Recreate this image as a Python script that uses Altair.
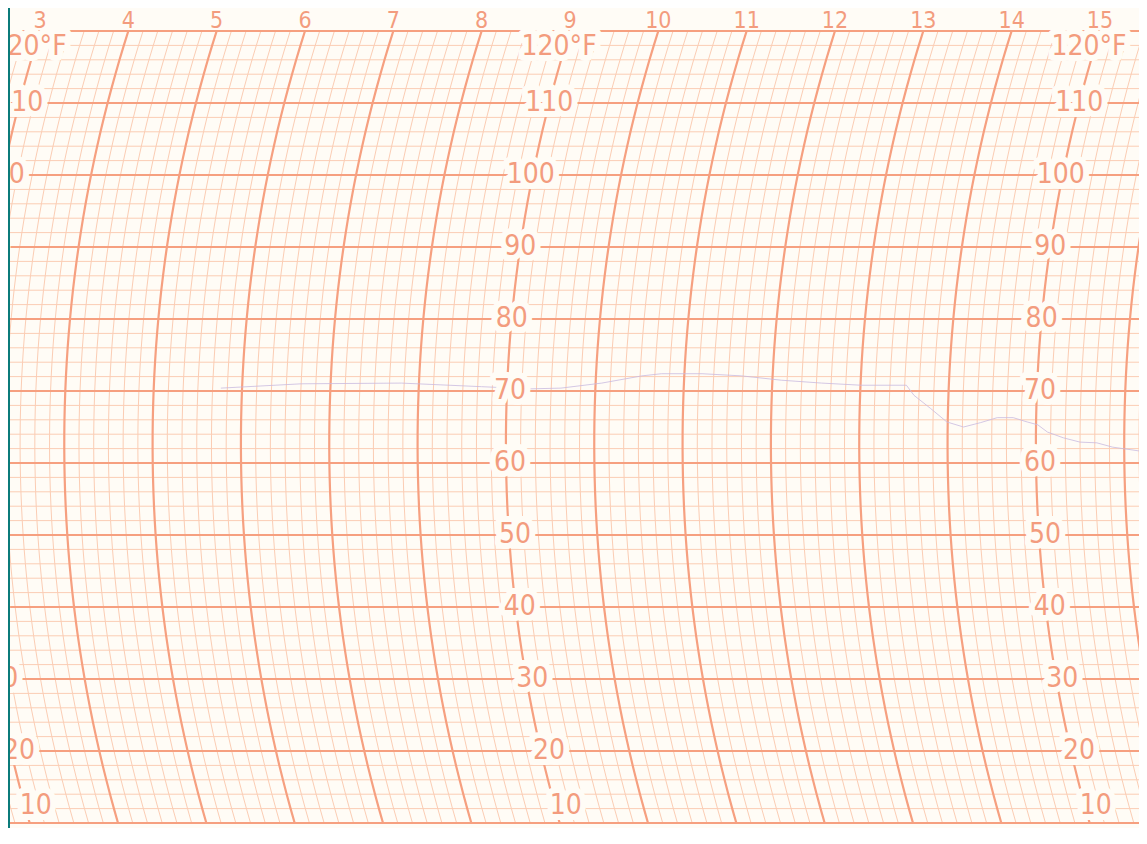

___

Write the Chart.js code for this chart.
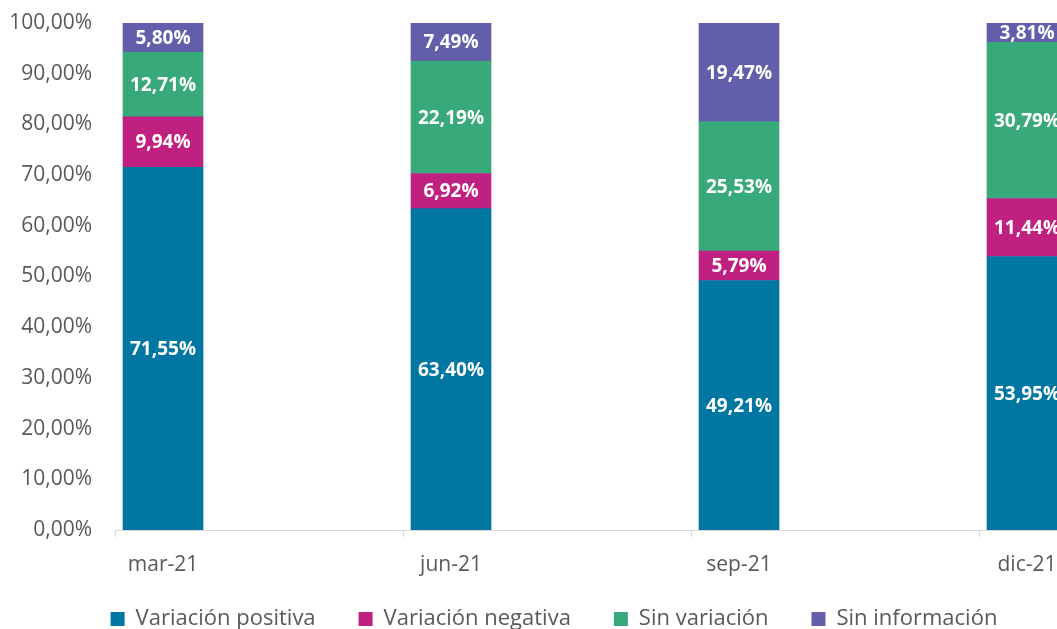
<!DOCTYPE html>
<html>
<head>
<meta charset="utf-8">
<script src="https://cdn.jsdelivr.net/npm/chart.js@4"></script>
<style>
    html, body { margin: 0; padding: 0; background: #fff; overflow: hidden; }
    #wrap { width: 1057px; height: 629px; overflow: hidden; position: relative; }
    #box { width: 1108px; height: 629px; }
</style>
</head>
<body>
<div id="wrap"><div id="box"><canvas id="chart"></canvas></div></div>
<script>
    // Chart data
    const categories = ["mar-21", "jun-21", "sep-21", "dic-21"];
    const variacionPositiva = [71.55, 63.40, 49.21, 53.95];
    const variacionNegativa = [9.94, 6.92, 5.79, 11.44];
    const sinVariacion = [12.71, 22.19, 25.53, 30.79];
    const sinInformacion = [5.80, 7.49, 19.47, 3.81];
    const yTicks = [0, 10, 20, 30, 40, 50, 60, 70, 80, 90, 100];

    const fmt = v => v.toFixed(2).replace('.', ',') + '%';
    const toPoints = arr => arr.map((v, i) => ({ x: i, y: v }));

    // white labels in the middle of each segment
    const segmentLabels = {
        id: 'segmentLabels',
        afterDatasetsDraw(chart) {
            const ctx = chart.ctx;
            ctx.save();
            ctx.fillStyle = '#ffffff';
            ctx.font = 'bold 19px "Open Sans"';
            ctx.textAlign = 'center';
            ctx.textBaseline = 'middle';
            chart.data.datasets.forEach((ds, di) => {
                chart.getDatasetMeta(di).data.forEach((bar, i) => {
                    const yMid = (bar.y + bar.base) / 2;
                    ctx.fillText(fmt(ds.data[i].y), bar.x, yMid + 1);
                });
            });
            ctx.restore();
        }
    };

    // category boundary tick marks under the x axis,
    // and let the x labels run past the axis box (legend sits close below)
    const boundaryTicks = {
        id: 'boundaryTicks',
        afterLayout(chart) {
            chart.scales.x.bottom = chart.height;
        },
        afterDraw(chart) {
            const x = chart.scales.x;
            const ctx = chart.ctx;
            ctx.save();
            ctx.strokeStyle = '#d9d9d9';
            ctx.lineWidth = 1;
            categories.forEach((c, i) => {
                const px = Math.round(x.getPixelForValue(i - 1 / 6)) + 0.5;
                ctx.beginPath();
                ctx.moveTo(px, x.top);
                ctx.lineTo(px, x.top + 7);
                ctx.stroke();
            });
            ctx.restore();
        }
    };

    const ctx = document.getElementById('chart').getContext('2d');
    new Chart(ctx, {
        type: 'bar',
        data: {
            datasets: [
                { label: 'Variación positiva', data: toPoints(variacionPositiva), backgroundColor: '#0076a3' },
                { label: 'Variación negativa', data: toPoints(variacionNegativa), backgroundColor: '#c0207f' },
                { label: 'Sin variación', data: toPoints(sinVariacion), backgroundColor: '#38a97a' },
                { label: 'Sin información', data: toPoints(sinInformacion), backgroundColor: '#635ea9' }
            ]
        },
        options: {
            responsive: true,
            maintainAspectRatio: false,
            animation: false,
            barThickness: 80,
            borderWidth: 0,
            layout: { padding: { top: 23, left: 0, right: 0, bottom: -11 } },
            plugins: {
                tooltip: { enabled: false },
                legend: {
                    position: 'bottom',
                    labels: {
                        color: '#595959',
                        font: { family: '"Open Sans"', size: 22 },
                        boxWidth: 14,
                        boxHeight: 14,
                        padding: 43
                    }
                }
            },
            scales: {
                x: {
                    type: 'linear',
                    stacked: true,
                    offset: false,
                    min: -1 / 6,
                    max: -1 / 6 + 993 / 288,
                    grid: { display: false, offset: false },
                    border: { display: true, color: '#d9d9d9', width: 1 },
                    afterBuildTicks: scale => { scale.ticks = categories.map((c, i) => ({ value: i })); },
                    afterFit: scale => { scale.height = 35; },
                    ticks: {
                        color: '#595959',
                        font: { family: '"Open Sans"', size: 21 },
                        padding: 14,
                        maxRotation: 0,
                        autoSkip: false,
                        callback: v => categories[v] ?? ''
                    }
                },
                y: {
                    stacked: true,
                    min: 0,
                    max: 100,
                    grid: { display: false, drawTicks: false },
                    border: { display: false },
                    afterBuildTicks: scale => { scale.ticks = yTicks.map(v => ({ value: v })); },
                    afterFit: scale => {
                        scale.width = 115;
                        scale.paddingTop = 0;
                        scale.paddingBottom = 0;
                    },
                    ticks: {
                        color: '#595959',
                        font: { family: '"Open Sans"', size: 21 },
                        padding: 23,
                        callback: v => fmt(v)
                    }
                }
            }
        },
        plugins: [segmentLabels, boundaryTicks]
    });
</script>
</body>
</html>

___

• What to work on: From the records above, copy exactly the stretch from the line holding "Write the Chart.js code for this chart." through the line holding "const toPoints = arr", both ends included, without the pictures.

• Correct result:
Write the Chart.js code for this chart.
<!DOCTYPE html>
<html>
<head>
<meta charset="utf-8">
<script src="https://cdn.jsdelivr.net/npm/chart.js@4"></script>
<style>
    html, body { margin: 0; padding: 0; background: #fff; overflow: hidden; }
    #wrap { width: 1057px; height: 629px; overflow: hidden; position: relative; }
    #box { width: 1108px; height: 629px; }
</style>
</head>
<body>
<div id="wrap"><div id="box"><canvas id="chart"></canvas></div></div>
<script>
    // Chart data
    const categories = ["mar-21", "jun-21", "sep-21", "dic-21"];
    const variacionPositiva = [71.55, 63.40, 49.21, 53.95];
    const variacionNegativa = [9.94, 6.92, 5.79, 11.44];
    const sinVariacion = [12.71, 22.19, 25.53, 30.79];
    const sinInformacion = [5.80, 7.49, 19.47, 3.81];
    const yTicks = [0, 10, 20, 30, 40, 50, 60, 70, 80, 90, 100];

    const fmt = v => v.toFixed(2).replace('.', ',') + '%';
    const toPoints = arr => arr.map((v, i) => ({ x: i, y: v }));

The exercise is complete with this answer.